WHAT THE TASK ASKS:
Please print the lines between the one with "Reproduce this chart with Plotly." and the one with "return (B - y) / (B - T)", both ends included, exactly as written, with no pictures.

======== MATERIAL PROVIDED

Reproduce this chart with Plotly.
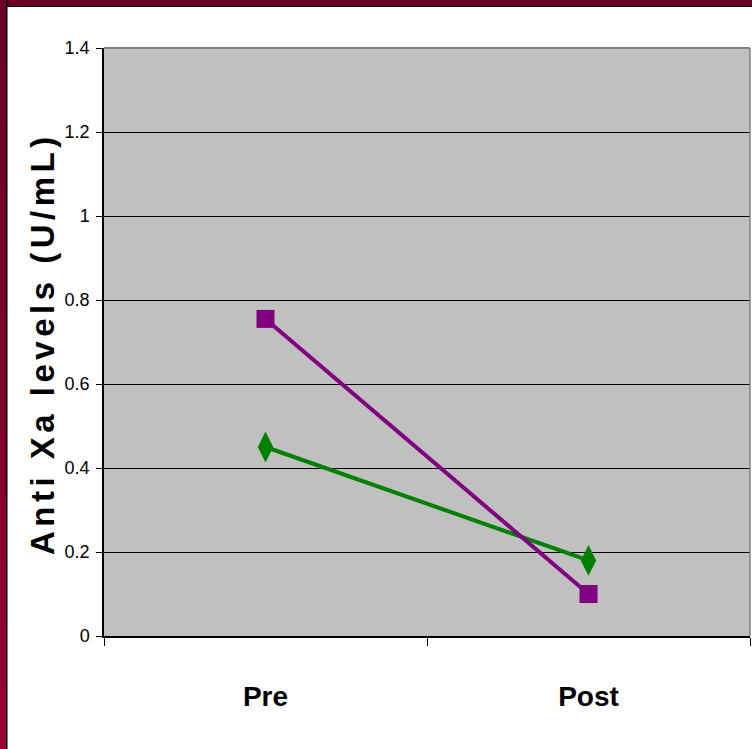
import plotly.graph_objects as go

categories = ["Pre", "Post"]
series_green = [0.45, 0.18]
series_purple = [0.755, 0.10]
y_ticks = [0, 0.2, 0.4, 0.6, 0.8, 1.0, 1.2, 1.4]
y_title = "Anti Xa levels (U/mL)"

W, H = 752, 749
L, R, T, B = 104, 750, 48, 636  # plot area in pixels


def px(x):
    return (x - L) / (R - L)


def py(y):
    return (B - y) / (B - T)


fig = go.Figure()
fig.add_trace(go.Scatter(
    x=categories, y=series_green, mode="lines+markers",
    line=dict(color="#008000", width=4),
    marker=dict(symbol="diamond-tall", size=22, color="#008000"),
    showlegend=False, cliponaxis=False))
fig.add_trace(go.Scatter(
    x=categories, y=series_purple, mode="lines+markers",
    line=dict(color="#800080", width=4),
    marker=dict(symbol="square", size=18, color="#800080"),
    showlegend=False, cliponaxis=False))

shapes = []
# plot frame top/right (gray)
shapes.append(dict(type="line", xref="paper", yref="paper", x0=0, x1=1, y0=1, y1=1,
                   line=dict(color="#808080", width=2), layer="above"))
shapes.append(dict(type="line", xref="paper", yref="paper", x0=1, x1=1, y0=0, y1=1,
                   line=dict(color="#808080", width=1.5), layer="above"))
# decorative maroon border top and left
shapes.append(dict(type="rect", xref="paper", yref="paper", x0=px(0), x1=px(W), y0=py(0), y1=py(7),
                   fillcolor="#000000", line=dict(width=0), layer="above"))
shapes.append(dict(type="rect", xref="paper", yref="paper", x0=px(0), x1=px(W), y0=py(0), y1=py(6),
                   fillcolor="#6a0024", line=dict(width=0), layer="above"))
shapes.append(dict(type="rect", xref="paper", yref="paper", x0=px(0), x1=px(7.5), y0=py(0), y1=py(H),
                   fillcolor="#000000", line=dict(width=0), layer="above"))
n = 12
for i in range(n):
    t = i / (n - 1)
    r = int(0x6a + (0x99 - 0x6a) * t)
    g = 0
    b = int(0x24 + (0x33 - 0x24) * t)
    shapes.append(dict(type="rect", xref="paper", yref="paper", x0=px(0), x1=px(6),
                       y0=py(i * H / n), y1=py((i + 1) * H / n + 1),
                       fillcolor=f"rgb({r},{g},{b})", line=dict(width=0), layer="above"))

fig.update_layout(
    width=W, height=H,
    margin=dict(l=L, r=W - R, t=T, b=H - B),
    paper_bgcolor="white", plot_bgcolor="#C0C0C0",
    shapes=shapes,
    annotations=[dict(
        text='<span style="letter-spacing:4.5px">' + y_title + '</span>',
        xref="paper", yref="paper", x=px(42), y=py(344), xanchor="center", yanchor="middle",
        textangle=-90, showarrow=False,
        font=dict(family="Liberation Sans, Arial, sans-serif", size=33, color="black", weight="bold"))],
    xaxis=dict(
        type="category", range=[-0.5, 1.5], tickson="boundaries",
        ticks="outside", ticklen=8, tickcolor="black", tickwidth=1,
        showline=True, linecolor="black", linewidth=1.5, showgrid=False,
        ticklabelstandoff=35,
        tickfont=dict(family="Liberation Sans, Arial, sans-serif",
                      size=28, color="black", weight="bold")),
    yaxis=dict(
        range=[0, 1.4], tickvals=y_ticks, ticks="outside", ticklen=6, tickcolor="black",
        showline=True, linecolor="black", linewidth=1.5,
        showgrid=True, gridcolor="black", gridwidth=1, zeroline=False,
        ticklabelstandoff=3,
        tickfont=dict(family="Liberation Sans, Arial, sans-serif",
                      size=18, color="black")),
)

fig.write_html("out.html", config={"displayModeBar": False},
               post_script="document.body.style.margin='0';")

================
======== MATERIAL PROVIDED

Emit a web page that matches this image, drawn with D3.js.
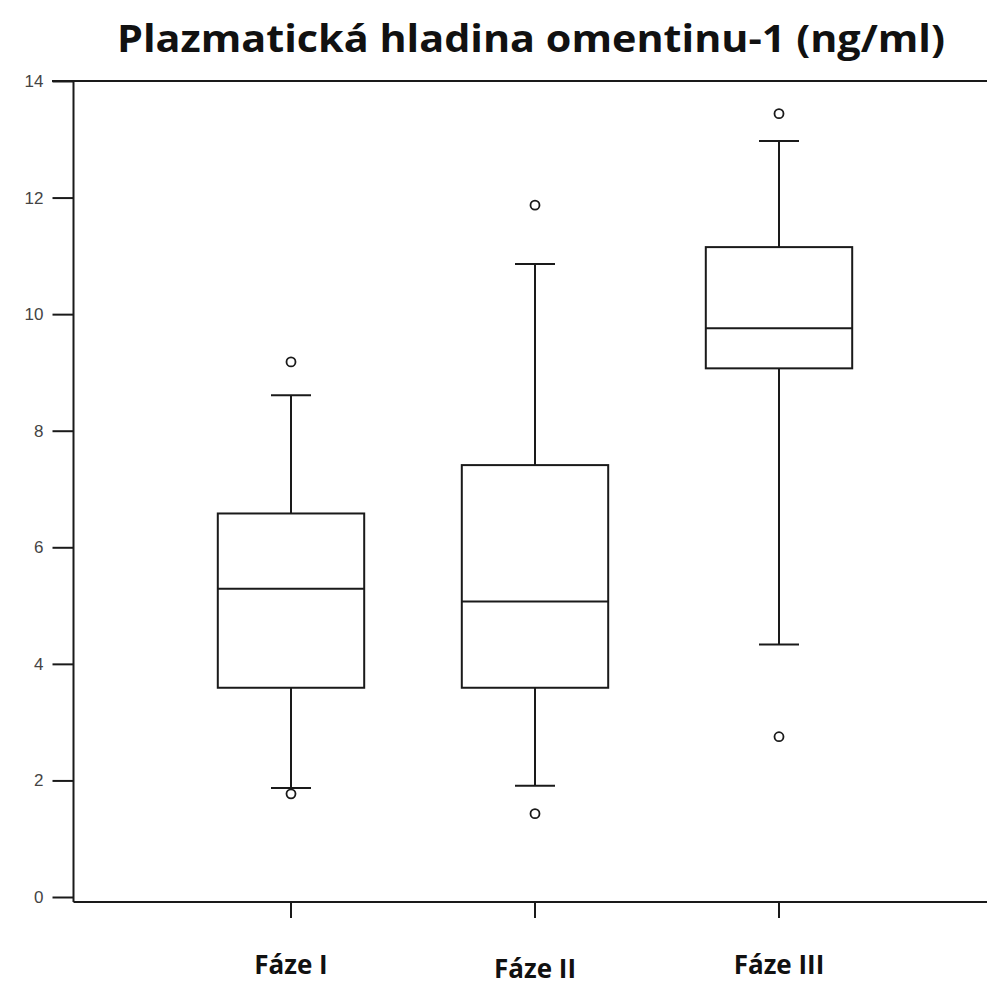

================

WORKED SOLUTION:
Reproduce this chart with Plotly.
import plotly.graph_objects as go

categories = ["Pre", "Post"]
series_green = [0.45, 0.18]
series_purple = [0.755, 0.10]
y_ticks = [0, 0.2, 0.4, 0.6, 0.8, 1.0, 1.2, 1.4]
y_title = "Anti Xa levels (U/mL)"

W, H = 752, 749
L, R, T, B = 104, 750, 48, 636  # plot area in pixels


def px(x):
    return (x - L) / (R - L)


def py(y):
    return (B - y) / (B - T)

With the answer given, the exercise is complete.